The Reserve Bank of India is not expected to increase interest rates at the upcoming Monetary Policy Committee meeting unless crude oil prices persist above $100 per barrel. An HSBC Global Investment Research report stated that with oil likely averaging $80 per barrel in 2026, no rate hikes are anticipated. The report highlighted that defending the rupee through interest rate adjustments could be costly if the growth impact of higher oil prices escalates rapidly.
The RBI’s three-day policy meeting, scheduled from April 6 to April 8, will be the first since the recent energy shock caused Brent crude to hover around $100 per barrel in March. Following the RBI’s move on March 27 to tighten onshore banks’ net open foreign exchange positions, speculation arose about a potential interest rate defense for the rupee. However, HSBC dismissed this notion, emphasizing that the threshold for rate hikes remains high.
The report also pointed out that the current energy shock differs from past oil price fluctuations due to not only higher prices but also constraints on energy sources’ quantity, compounded by quota systems affecting downstream sectors. HSBC cautioned that if the shock persists, the drag on growth could surpass the inflation impact, resembling the pandemic era more than the 2022 oil shock.

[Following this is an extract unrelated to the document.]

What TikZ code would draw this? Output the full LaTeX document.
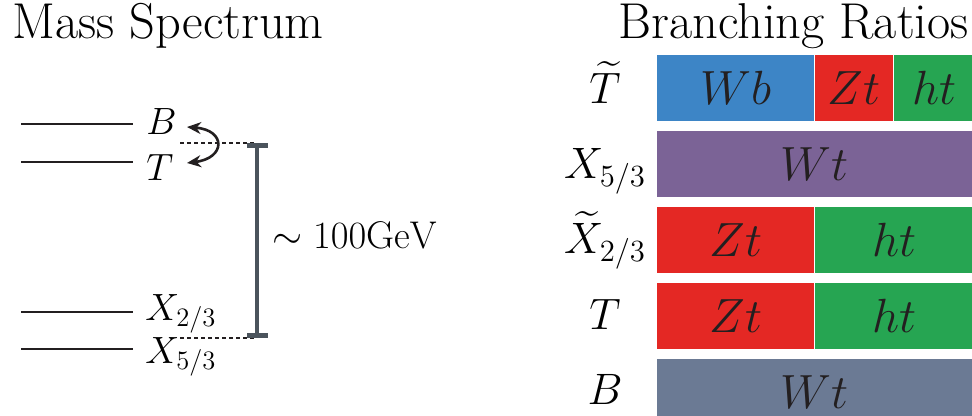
\RequirePackage{fix-cm}
\documentclass[tikz,border=0pt]{standalone}
\usepackage{amsmath}
\usepackage{tikz}
\usetikzlibrary{arrows.meta,positioning}
\definecolor{wbblue}{HTML}{3D85C6}
\definecolor{ztred}{HTML}{E42824}
\definecolor{htgreen}{HTML}{26A552}
\definecolor{wtpurple}{HTML}{7B6396}
\definecolor{wtslate}{HTML}{6B7A94}
\definecolor{gapgray}{HTML}{4B545C}
\definecolor{ink}{HTML}{231F20}

\begin{document}
\begin{tikzpicture}[x=0.5pt,y=-0.5pt,
   title/.style={inner sep=0pt,anchor=base west,font=\fontsize{25.2}{30}\selectfont},
   lvl/.style={line width=1.35pt,ink},
   lvllab/.style={inner sep=0pt,anchor=base west,font=\fontsize{19}{23}\selectfont},
   rowlab/.style={inner sep=0pt,anchor=base,font=\fontsize{22}{26}\selectfont},
   bar/.style={inner sep=0pt,minimum height=33pt,text height=16.4pt,text depth=0pt,text=ink,font=\fontsize{24}{29}\selectfont}]
  \useasboundingbox (0,0) rectangle (972,416);
  \node[title] (mass) at (12,39) {Mass Spectrum};
  \node[title] (br) at (618,39) {Branching Ratios};
  % mass levels
  \draw[lvl] (21,124) -- (133,124);
  \draw[lvl] (21,162) -- (133,162);
  \draw[lvl] (21,312) -- (133,312);
  \draw[lvl] (21,349) -- (133,349);
  \node[lvllab] (B) at (146,135) {$B$};
  \node[lvllab] (T) at (146,181) {$T$};
  \node[lvllab] (X23) at (145,320) {$X_{2/3}$};
  \node[lvllab] (X53) at (145,363) {$X_{5/3}$};
  \coordinate (swtop) at (187,127);
  \coordinate (swbot) at (187,163);
  \draw[{Stealth[length=7pt,width=6pt]}-{Stealth[length=7pt,width=6pt]},line width=1.3pt,ink] (swtop) .. controls (226,130) and (226,158) .. (swbot);
  % splitting bracket
  \coordinate (gtop) at (257,143);
  \coordinate (gbot) at (257,338);
  \draw[ink,line width=0.9pt,dash pattern=on 2pt off 1.5pt] (180,143) -- (gtop);
  \draw[ink,line width=0.9pt,dash pattern=on 2pt off 1.5pt] (180,338) -- (gbot);
  \draw[gapgray,line width=2.2pt,{Bar[width=10.5pt,line width=2.5pt]}-{Bar[width=10.5pt,line width=2.5pt]}] (gtop) -- (gbot);
  \node[lvllab,font=\fontsize{19.3}{23}\selectfont] (gev) at (272,249) {$\sim 100{\rm GeV}$};
  % branching bars
  \node[bar,fill=wbblue,minimum width=78.5pt,anchor=north west] (tWb) at (657,55) {$Wb$};
  \node[bar,fill=ztred,minimum width=39pt,right=0pt of tWb] (tZt) {$Zt$};
  \node[bar,fill=htgreen,minimum width=40pt,right=0pt of tZt] (tht) {$ht$};
  \node[bar,fill=wtpurple,minimum width=157.5pt,below=4.5pt of tWb.south west,anchor=north west] (xWt) {$Wt$};
  \node[bar,fill=ztred,minimum width=78.5pt,below=4.5pt of xWt.south west,anchor=north west] (xZt) {$Zt$};
  \node[bar,fill=htgreen,minimum width=79pt,right=0pt of xZt] (xht) {$ht$};
  \node[bar,fill=ztred,minimum width=78.5pt,below=4.5pt of xZt] (TZt) {$Zt$};
  \node[bar,fill=htgreen,minimum width=79pt,right=0pt of TZt] (Tht) {$ht$};
  \node[bar,fill=wtslate,minimum width=157.5pt,below=4.5pt of TZt.south west,anchor=north west] (BWt) {$Wt$};
  \node[rowlab] (lT) at (605,104) {$\widetilde{T}$};
  \node[rowlab] (lX53) at (605,179) {$X_{5/3}$};
  \node[rowlab] (lX23) at (605,254) {$\widetilde{X}_{2/3}$};
  \node[rowlab] (lTT) at (605,329) {$T$};
  \node[rowlab] (lB) at (605,404) {$B$};
\end{tikzpicture}
\end{document}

According to HSBC’s model, if oil prices stay below $100 per barrel, inflation is likely to remain within the RBI’s 6% upper tolerance band under its flexible inflation targeting framework. However, sustained oil prices above $100 per barrel could push inflation beyond 6%, potentially prompting rate increases. The report advised policymakers to learn from the pandemic experience and avoid stimulating demand before resolving supply disruptions to prevent high and persistent inflation.
HSBC recommended maintaining the fiscal deficit close to FY26 levels and suggested that raising petrol and diesel prices could help manage fiscal slippage effectively.